My first memories of a Christmas tree at home was Dad cutting a branch off one of the trees growing behind the house and dragging it up and erecting it in the lounge room. They use to touch the ceiling and be very odd shapes. My mother, being a botanist and a greenie, use to complain bitterly that he had damaged the tree so we would end up going to look elsewhere for a tree. Eventually, dad would take us down to the shops and would buy one from a man who would sell trees already cut down and would bring it home on top of the car or hanging out the boot.
We virtually spent less than a pound each year. As we got older, mother had suggested that we grow a tree in a pot. Not a bad idea for a greenie, however the Bribie Island Pines did not seem to grow too many branches when in pots, so she dug up a hoop pine seedling in the back yard and put it in the pot. We are talking a six inch seedling and it had only managed to grow to two feet high by Christmas in a huge pot. I think she had dreams of this tree eventually growing huge. She insisted that that was our tree from now on. It never really was the same.
Each year the same decorations would come out of the cupboard. Nothing was ever thrown out. We were always encouraged to make our own decorations or to paint the pine cones or seed pods from the trees, and put them under the tree or do a table decoration. Originally on the bigger trees it was a few balls and tinsel and some homemade decorations collected over the years. As the tree got smaller it was only one piece of tinsel and a star that she could fit.
All of this is very different to today. We now come from a disposable society so people tend to change their trees more frequently and it means nothing to go out and buy another tree, or to pick a cut down tree from the shop. I have been encouraged to have a fake tree and they seem to come in many colours and shapes. The question comes down to how much do you spend on Christmas decorations each year.
I can remember downsizing last year and my husband had his eyes on the three Christmas trees that I owned. He told me we no longer needed to carry these to every house we moved into. I had agreed to throw out the biggest tree and I noticed he had thrown out the smallest one but I did recover that. So the battle remains. Why do you need two Christmas trees at our age when you find you are often having Christmas elsewhere with your kids?
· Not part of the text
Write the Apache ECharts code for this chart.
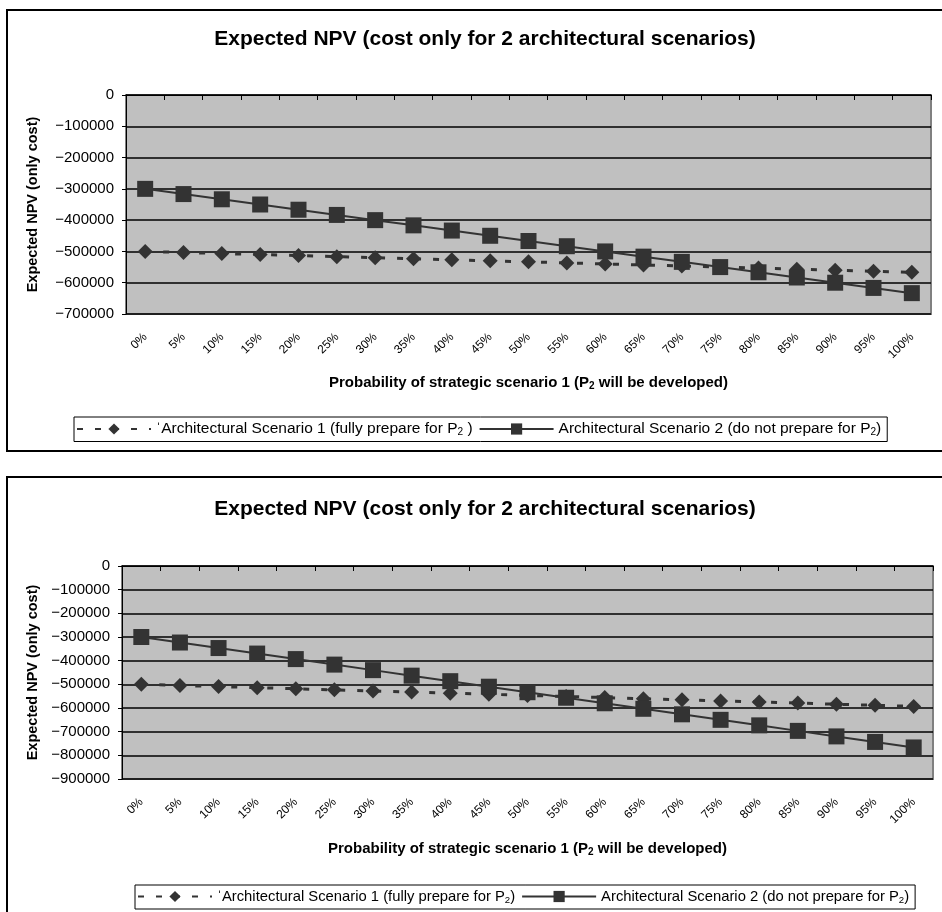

So all those trees you are throwing out, and the decorations, are ending up either at the dump or at the op shop. Have you ever considered when you do need decorations or a tree, you can cut costs by buying second hand? And have you looked at the range available? We took a trip around the second hand and dump market shops on the Sunshine Coast to see what quality of decorations you could get.
The displays in some of the second hand shops were really quite amazing. The teddy bears looked new, the Christmas trees looked unused, the decorations were just like you would buy from anywhere else – and all in very good condition. Some of the ladies in the shops had taken time to put together some very nice displays. There were plastic blow up Santas, sleighs, dolls, tinsel, teddy bears, and many other decorations for the Christmas dinner table.
The dump shop did not seem to have as many Christmas decorations however things seem to sell really quickly at these shops, so you have to be there early to get a bargain. Give some thought to your Christmas tree and decorations this year and if you are limited on funds, take a look at these charity shops and see if you can find something that suits.